*DATA EXTRACT*:
• • • •
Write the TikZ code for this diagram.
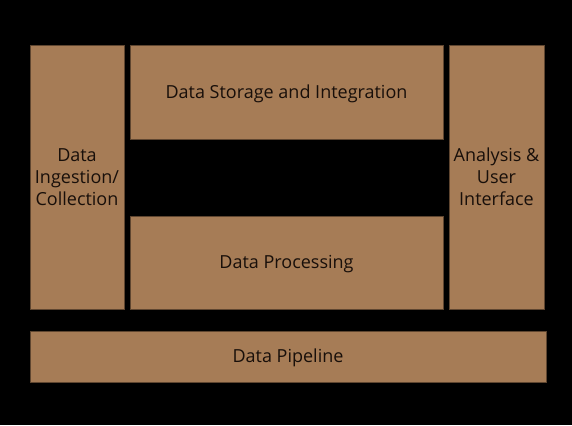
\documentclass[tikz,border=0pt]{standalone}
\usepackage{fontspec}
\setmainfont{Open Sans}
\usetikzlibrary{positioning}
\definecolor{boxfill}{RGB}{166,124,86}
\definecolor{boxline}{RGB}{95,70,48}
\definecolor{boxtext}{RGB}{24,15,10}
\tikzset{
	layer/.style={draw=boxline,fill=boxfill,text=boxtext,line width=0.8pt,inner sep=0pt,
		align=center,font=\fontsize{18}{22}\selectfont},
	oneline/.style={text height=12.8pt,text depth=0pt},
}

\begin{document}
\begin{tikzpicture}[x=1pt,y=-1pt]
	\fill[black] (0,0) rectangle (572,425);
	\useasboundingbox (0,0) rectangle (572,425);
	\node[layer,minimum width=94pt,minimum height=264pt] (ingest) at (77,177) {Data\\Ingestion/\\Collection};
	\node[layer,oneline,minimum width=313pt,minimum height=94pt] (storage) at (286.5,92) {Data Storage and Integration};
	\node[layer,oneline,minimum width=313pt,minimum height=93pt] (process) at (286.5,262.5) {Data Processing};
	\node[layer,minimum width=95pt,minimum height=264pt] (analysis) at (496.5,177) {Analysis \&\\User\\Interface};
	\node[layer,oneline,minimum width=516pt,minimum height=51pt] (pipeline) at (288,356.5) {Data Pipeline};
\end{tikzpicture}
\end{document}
• • • •
*STATED GOAL*:
Repeat the data exactly, dropping every picture it holds.

*ANSWER TO THIS EXERCISE*:
Write the TikZ code for this diagram.
\documentclass[tikz,border=0pt]{standalone}
\usepackage{fontspec}
\setmainfont{Open Sans}
\usetikzlibrary{positioning}
\definecolor{boxfill}{RGB}{166,124,86}
\definecolor{boxline}{RGB}{95,70,48}
\definecolor{boxtext}{RGB}{24,15,10}
\tikzset{
	layer/.style={draw=boxline,fill=boxfill,text=boxtext,line width=0.8pt,inner sep=0pt,
		align=center,font=\fontsize{18}{22}\selectfont},
	oneline/.style={text height=12.8pt,text depth=0pt},
}

\begin{document}
\begin{tikzpicture}[x=1pt,y=-1pt]
	\fill[black] (0,0) rectangle (572,425);
	\useasboundingbox (0,0) rectangle (572,425);
	\node[layer,minimum width=94pt,minimum height=264pt] (ingest) at (77,177) {Data\\Ingestion/\\Collection};
	\node[layer,oneline,minimum width=313pt,minimum height=94pt] (storage) at (286.5,92) {Data Storage and Integration};
	\node[layer,oneline,minimum width=313pt,minimum height=93pt] (process) at (286.5,262.5) {Data Processing};
	\node[layer,minimum width=95pt,minimum height=264pt] (analysis) at (496.5,177) {Analysis \&\\User\\Interface};
	\node[layer,oneline,minimum width=516pt,minimum height=51pt] (pipeline) at (288,356.5) {Data Pipeline};
\end{tikzpicture}
\end{document}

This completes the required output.